Seeing Medicare as a window to gain support, President Barack Obama’s campaign dispatched the vice president to two sprawling Florida retirement communities Friday, hoping a white-haired 69-year-old running mate will be able to stir enthusiasm among seniors in Democrat-rich South Florida and tip the scales for the state’s 29 electoral votes.

“It makes sense,” said Charles Zeldon, a Nova Southeastern University expert on politics and voting. “He is one of them.”

Well, at least closer than Obama, a generation younger.

That may give Biden an edge in helping the president chip into Republican Mitt Romney’s lead among senior citizens, a key voting bloc not only in Florida but other battleground states such as Iowa and Ohio. The Democratic campaign doesn’t expect to win the majority of seniors, but hopes that lowering Romney’s totals could make the difference in close states.

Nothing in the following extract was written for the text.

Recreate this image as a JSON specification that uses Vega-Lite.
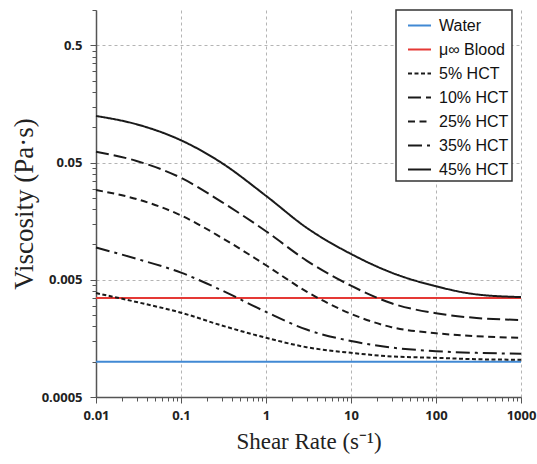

Biden has spent much of the campaign trying to shore up support among white, working class voters, another group where he has a more natural connection than Obama.

He’s aiming to use his same affable, plain-spoken style to persuade older voters to back Obama.

He stopped by a local deli later Friday, where he greeted a man who informed him he had once shaken the hand of President Franklin D. Roosevelt.

“I’m shaking a heckuva hand,” Biden announced. The man identified himself to reporters as Seymour Maiman, 85, of Ft. Lauderdale.

Biden hit all the expected notes before a crowd of about 850 at Century Village in Boca Raton, a popular campaign stop for Democrats. He spoke of Obama as a defender of popular entitlement programs like Medicare, and portrayed the plans of Mitt Romney and running mate Rep. Paul Ryan as harmful to seniors and their families.

“What they don’t tell you, what they really don’t want to talk about, is how they’d fundamentally change Medicare,” Biden said. “They’d turn it into a voucher program.”

When it comes to Medicare, the Republicans say the Democrats have it backward.

Ryan, speaking to an AARP conference last week, declared, “The first step to a stronger Medicare is to repeal Obamacare because it represents the worst of both worlds. It weakens Medicare for today’s seniors and puts it at risk for the next generation.”